I ran the test above on several Julia versions (1.8,1.9,1.10-beta).
Essentially if you use the latest release version of Julia (1.9.2), the peak memory usage (maxRSS) continues to grow compared to previous and newer versions


1.8.5 uses the least amount of memory, and 1.10-beta uses more (a trade off for faster compiling I believe) while 1.9.2 will slowly explode. In my production code with 1.9.2 the total RAM usage ends up at > 1TB after enough time, so don’t let the small size here fool you.

Possible Solutions

First, and probably the easiest, you can add in an observer that runs garbage collection

mutable struct GCObserver <: AbstractObserver
end

function ITensors.measure!(o::GCObserver; kwargs...)
  bond = kwargs[:bond]
  half_sweep = kwargs[:half_sweep]
  (bond==1 && half_sweep==2) && GC.gc()
end

I only tried the above, but let me know if anyone suggests a different frequency than 1/sweep.

That seems to work well and reduced the memory significantly but I have not benchmarked the total time differences for larger problems.
The other solution is the often recommended --heap-size-hint flag. I find that you really want this number smaller than your total memory so that the garbage collection is run (purple line vs red line), if the environment is very ram sensitive.

8 Likes

Thanks for the in-depth report Ryan! Really helpful.

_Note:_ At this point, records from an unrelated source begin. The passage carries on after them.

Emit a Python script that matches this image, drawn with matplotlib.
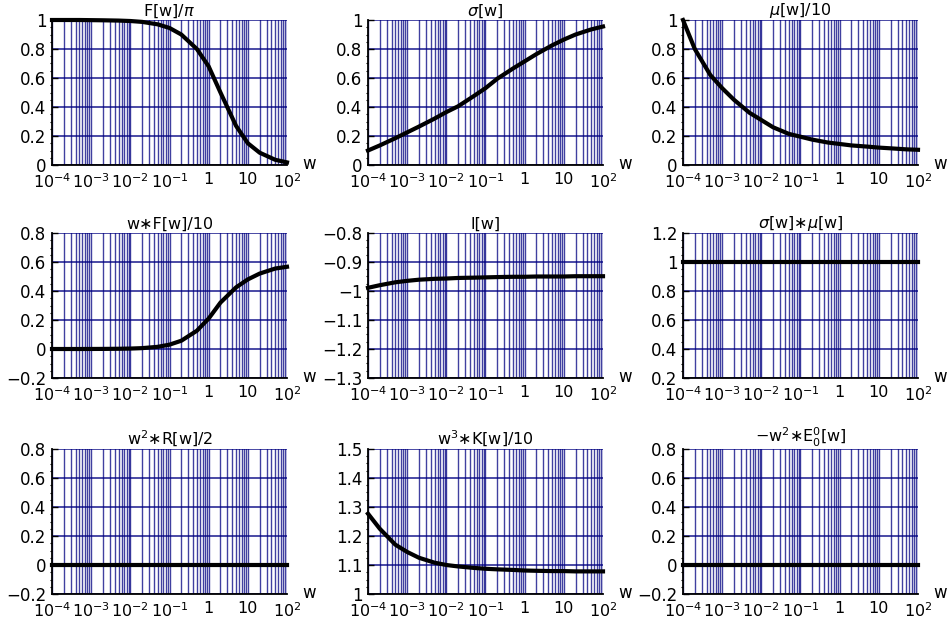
import numpy as np
import matplotlib
matplotlib.use('Agg')
import matplotlib.pyplot as plt
from matplotlib.ticker import LogLocator, FixedLocator, AutoMinorLocator, NullFormatter

plt.rcParams['font.family'] = ['DejaVu Sans']
plt.rcParams['mathtext.fontset'] = 'dejavusans'

w = [1e-4, 2e-4, 5e-4, 1e-3, 2e-3, 5e-3, 0.01, 0.02, 0.05, 0.1,
     0.2, 0.5, 1, 2, 5, 10, 20, 50, 100]

f_pi = [1.0, 1.0, 1.0, 0.999, 0.998, 0.996, 0.993, 0.987, 0.97, 0.945,
        0.9, 0.8, 0.68, 0.5, 0.27, 0.15, 0.085, 0.036, 0.018]
sigma = [0.10, 0.135, 0.185, 0.225, 0.265, 0.32, 0.365, 0.405, 0.475, 0.53,
         0.595, 0.665, 0.715, 0.765, 0.825, 0.865, 0.9, 0.935, 0.955]
mu_10 = [1.0, 0.8, 0.62, 0.53, 0.45, 0.36, 0.31, 0.26, 0.215, 0.195,
         0.175, 0.155, 0.145, 0.135, 0.127, 0.12, 0.115, 0.108, 0.105]
wf_10 = [0.0, 0.0, 0.0, 0.0003, 0.0006, 0.0016, 0.003, 0.006, 0.015, 0.03,
         0.057, 0.126, 0.21, 0.32, 0.425, 0.48, 0.52, 0.555, 0.567]
l_w = [-0.989, -0.98, -0.97, -0.965, -0.961, -0.958, -0.957, -0.955, -0.954, -0.953,
       -0.952, -0.951, -0.951, -0.95, -0.95, -0.95, -0.949, -0.949, -0.949]
sigma_mu = [1.0] * len(w)
w2r_2 = [0.0] * len(w)
w3k_10 = [1.277, 1.225, 1.17, 1.145, 1.125, 1.108, 1.1, 1.095, 1.09, 1.087,
          1.085, 1.083, 1.081, 1.08, 1.079, 1.079, 1.078, 1.078, 1.078]
w2e0 = [0.0] * len(w)

titles = [r'F[w]/$\pi$', r'$\sigma$[w]', r'$\mu$[w]/10',
          'w\u2217F[w]/10', 'l[w]', '$\\sigma$[w]\u2217$\\mu$[w]',
          'w$^2$\u2217R[w]/2', 'w$^3$\u2217K[w]/10', '\u2212w$^2$\u2217E$^0_0$[w]']
series = [f_pi, sigma, mu_10, wf_10, l_w, sigma_mu, w2r_2, w3k_10, w2e0]
ylims = [(0, 1), (0, 1), (0, 1), (-0.2, 0.8), (-1.3, -0.8), (0.2, 1.2),
         (-0.2, 0.8), (1, 1.5), (-0.2, 0.8)]
ysteps = [0.2, 0.2, 0.2, 0.2, 0.1, 0.2, 0.2, 0.1, 0.2]

xticks = [1e-4, 1e-3, 1e-2, 1e-1, 1, 10, 100]
xticklabels = [r'$10^{-4}$', r'$10^{-3}$', r'$10^{-2}$', r'$10^{-1}$', '1', '10', r'$10^{2}$']

W, H = 953, 622
fig = plt.figure(figsize=(W / 100, H / 100), dpi=100)

col_left = [52, 368, 683]
row_top = [20, 233, 449]
ax_w, ax_h = 235, 145
grid_col = '#000080'

for i in range(9):
    r, c = divmod(i, 3)
    ax = fig.add_axes([col_left[c] / W, 1 - (row_top[r] + ax_h) / H, ax_w / W, ax_h / H])
    ax.set_xscale('log')
    ax.set_xlim(1e-4, 100)
    lo, hi = ylims[i]
    ax.set_ylim(lo, hi)

    ax.xaxis.set_major_locator(FixedLocator(xticks))
    ax.set_xticklabels(xticklabels)
    ax.xaxis.set_minor_locator(LogLocator(base=10, subs=range(2, 10), numticks=20))
    ax.xaxis.set_minor_formatter(NullFormatter())

    yt = np.round(np.arange(lo, hi + 1e-9, ysteps[i]), 2)
    ax.set_yticks(yt)
    ax.set_yticklabels([f'{v:g}'.replace('-', '\u2212') for v in yt])
    ax.yaxis.set_minor_locator(AutoMinorLocator(4))

    ax.grid(which='both', axis='x', color=grid_col, lw=1.0, alpha=0.75)
    ax.grid(which='major', axis='y', color=grid_col, lw=1.1, alpha=0.9)
    ax.set_axisbelow(True)

    for s in ['top', 'right']:
        ax.spines[s].set_visible(False)
    for s in ['left', 'bottom']:
        ax.spines[s].set_linewidth(1.3)
        ax.spines[s].set_zorder(3)

    ax.tick_params(axis='x', which='both', length=0, labelsize=11.5, pad=5)
    ax.tick_params(axis='y', which='major', direction='in', length=4, width=1,
                   labelsize=12, pad=4)
    ax.tick_params(axis='y', which='minor', direction='out', length=1.5, width=0.8)

    ax.plot(w, series[i], color='black', lw=3, clip_on=False, zorder=4)
    ax.set_title(titles[i], fontsize=11.5, pad=3)
    ax.text(1.065, 0.01, 'w', transform=ax.transAxes, fontsize=12, va='center', ha='left')

fig.savefig('out.png', dpi=100)
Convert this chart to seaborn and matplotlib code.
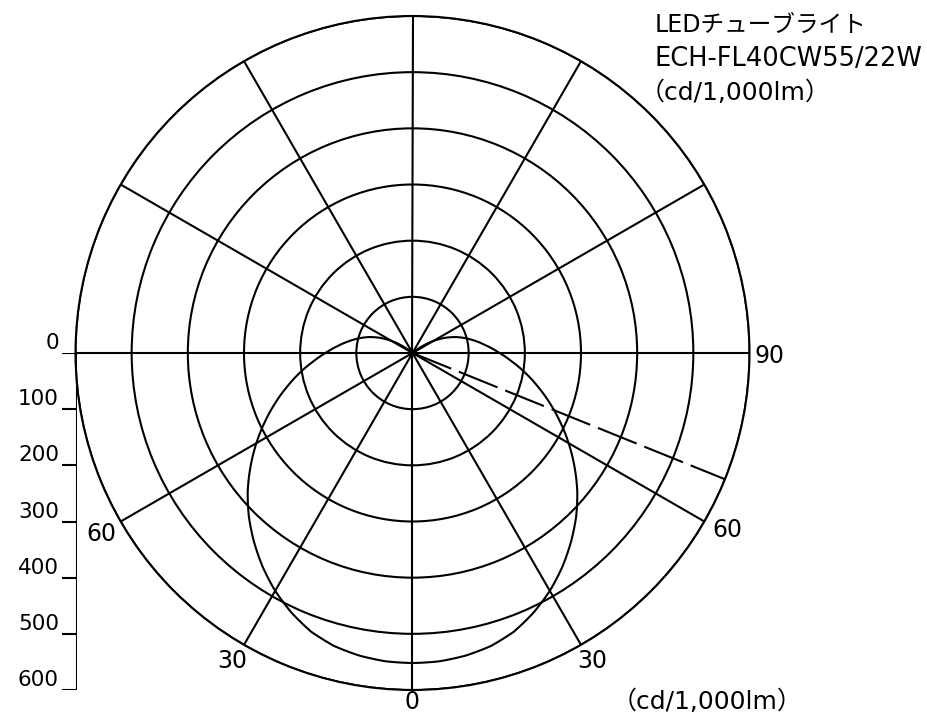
import numpy as np
import matplotlib
matplotlib.use("Agg")
import matplotlib.pyplot as plt
import seaborn as sns

# light distribution, angle from nadir (deg) -> cd/1000lm (symmetric)
half_angles = [0, 5, 10, 15, 20, 25, 30, 35, 40, 45, 50, 55, 60, 65,
               70, 75, 80, 85, 90, 95, 100, 105, 110, 115, 120, 125, 130]
half_cd = [552, 551, 547, 540, 528, 510, 489, 465, 439, 412, 383, 352, 321, 290,
           260, 231, 204, 178, 155, 135, 117, 100, 83, 64, 43, 21, 0]
angles = [-a for a in half_angles[::-1]] + half_angles[1:]
candela = half_cd[::-1] + half_cd[1:]

dash_angle = 68
dash_r = [0, 600]

rings = [100, 200, 300, 400, 500, 600]
spokes = list(range(0, 360, 30))
scale_ticks = [0, 100, 200, 300, 400, 500, 600]

angle_labels = ["0", "30", "30", "60", "60", "90"]
angle_pos = [0, 30.3, -30.3, 60.7, -59.8, 89.5]
angle_rad = [622, 635, 635, 643, 640, 635]

title_lines = ["LEDチューブライト", "ECH-FL40CW55/22W", "（cd/1,000lm）"]
unit_label = "（cd/1,000lm）"

sns.set_style("white")
plt.rcParams["font.family"] = ["DejaVu Sans", "Noto Sans CJK JP"]
plt.rcParams["text.color"] = "black"

fig = plt.figure(figsize=(9.28, 7.17), dpi=100)
W, H = 928, 717
cx, cy, R = 412.5, 353, 337

ax = fig.add_axes([(cx - R) / W, (H - cy - R) / H, 2 * R / W, 2 * R / H], projection="polar")
ax.set_theta_zero_location("S")
ax.set_ylim(0, 600)
ax.set_yticks(rings)
ax.set_yticklabels([])
ax.set_xticks(np.deg2rad(spokes))
ax.set_xticklabels([])
ax.tick_params(length=0)
ax.grid(True, color="black", linewidth=1.5)
ax.spines["polar"].set_color("black")
ax.spines["polar"].set_linewidth(1.5)

sns.lineplot(x=np.deg2rad(angles), y=candela, ax=ax, sort=False, estimator=None,
             color="black", linewidth=1.5)
# draw the curve as arcs between the measured points, like the polar grid
ax.lines[-1].get_path()._interpolation_steps = 20
sns.lineplot(x=np.deg2rad([dash_angle, dash_angle]), y=dash_r, ax=ax, sort=False,
             estimator=None, color="black", linewidth=1.5, linestyle=(0, (20, 4)))

for lab, a, r in zip(angle_labels, angle_pos, angle_rad):
    ax.text(np.deg2rad(a), r, lab, ha="center", va="center", fontsize=17, clip_on=False)

# scale bar on the left
ax2 = fig.add_axes([62 / W, (H - cy - R) / H, 15 / W, R / H])
ax2.set_xlim(0, 1)
ax2.set_ylim(600, 0)
ax2.axis("off")
ax2.vlines(1, 0, 600, color="black", linewidth=1.5)
ax2.hlines(scale_ticks, 0, 1, color="black", linewidth=1.5)
for t in scale_ticks:
    ax2.text(-0.2, t, str(t), ha="right", va="bottom", fontsize=15.5)

fig.text(655 / W, 1 - 25 / H, title_lines[0], ha="left", va="center", fontsize=17)
fig.text(655 / W, 1 - 59 / H, title_lines[1], ha="left", va="center", fontsize=18.5)
fig.text(640 / W, 1 - 93 / H, title_lines[2], ha="left", va="center", fontsize=18)
fig.text(707 / W, 1 - 702 / H, unit_label, ha="center", va="center", fontsize=18)

fig.savefig("out.png", dpi=100)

Did you find a Julia Github issue or discourse post related to this? If not, we should ask about this on Julia discourse and see if we should raise an issue about it on Julia’s Github repository if there isn’t one already.

May be related to:

which should be fixed by:

which will be included in Julia 1.10 (which just had a new beta release Julia v1.10.0-beta2 is now available - Announcements - Julia Programming Language):
https://github.com/JuliaLang/julia/blob/v1.10.0-beta2/NEWS.md#compilerruntime-improvements

It looks like it may not be backported to Julia 1.9 so users should upgrade to Julia 1.10, use Julia 1.6, 1.7, or 1.8, or if using Julia 1.9, manually call the garbage collector as Ryan summarized in his first post.

Thanks for following up on this! Looks like 1.10-beta2 is definitely more sensible with the default GC

1 Like

Since 1.10 has a release candidate out and and a few versions of passed, I re-ran the above benchmark

Looks like 1.10 is going to be great! (Nothing new in NEWS.md about this)

And I managed to plot some timing data, this is only 6 sweeps at bond dimension 256
image

So there is a small (~25%) performance hit for all of this, but this is probably below the “BLAS limit”

1 Like

That’s great, thanks for tracking that @ryanlevy! Seems like they are making a lot of improvements to the GC.

Curious if the new multithreaded garbage collector also helps DMRG: Julia 1.10-rc1 gives a huge speed-up over Julia 1.9 - General Usage - Julia Programming Language, Multi-Threading · The Julia Language.

1 Like

Also will be interesting to be able to test out alternative GC backends once that becomes available, i.e. Introduce an interface for external GC backends by d-netto · Pull Request #51788 · JuliaLang/julia · GitHub.